The Change for Men
Written by listed counsellor/psychotherapist: Judith Schuepfer-Griffin Registered MBACP, BA Hons
6th November, 20130 Comments
Last month I wrote about The Change in the lives of women. We easily forget that men too go through a midlife change. We call it the Midlife-Crisis, often with a bit of a smirk. We might think of men who, midlife, suddenly leave their wives and “swap them for a younger model”, of men who buy a heavy motor bike or a sports car. It’s a bit of a cliché and we tend to think of them as lads who don’t want to grow up. There might be a little bit of truth in this because men too face the challenge of taking the next step in their development. Maybe they achieved a lot; they are successful and earned their money. They are focussed on material success and have no clue what should come next at middle age.
In our culture we lost the knowledge about the phases of life, of initiation into the next stage of our personal development. Some middle-aged men start to suffer from depression and say: What now? I have achieved what I wanted to achieve, yet everything seems meaningless, empty. Is this all I am, a provider? They are totally identified with their work and status and all they know to do is: going after more, money, power, sex; more of the same. But this doesn’t cure the emptiness.
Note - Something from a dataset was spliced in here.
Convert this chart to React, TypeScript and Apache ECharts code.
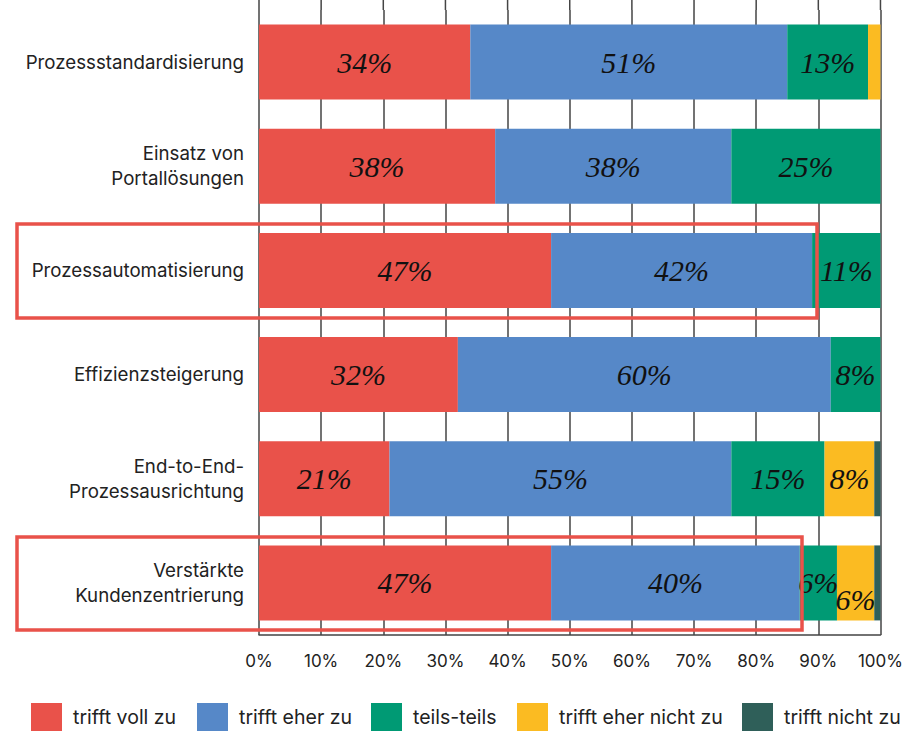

For them too it would be about grieving the loss of youth and learning to accept it. Getting older is for all of us about becoming more mature, wiser, of handing on to younger people what we have learned and experienced. It’s about examining our lives and finding out what we want to do with the rest of it. Maybe for these men it would mean to work a little less, to spend more time with their families and on their own! Maybe they even should leave a dead marriage but can’t find the courage.
It’s about learning to look inwards and discovering a whole new universe in there. Many men fall into the trap of trying to prove that they’re still young and virile while unconsciously they begin to fear their own mortality but refuse to face up to the fact that one day they too will die. And, I think, to become aware of all this is in a certain sense even more difficult for men than for women. Women are forced by their bodies to confront these issues while it is not that obvious for men that a new stage of their lives is beginning. If they try to deny this fact, they may become sick or grumpy old men, bitter and disappointed. But if they accept the challenge they could become whole and wise human beings. What’s wrong with ending up on a garden chair, watching the world go by, peaceful and wrinkly, with a knowing smile on your face?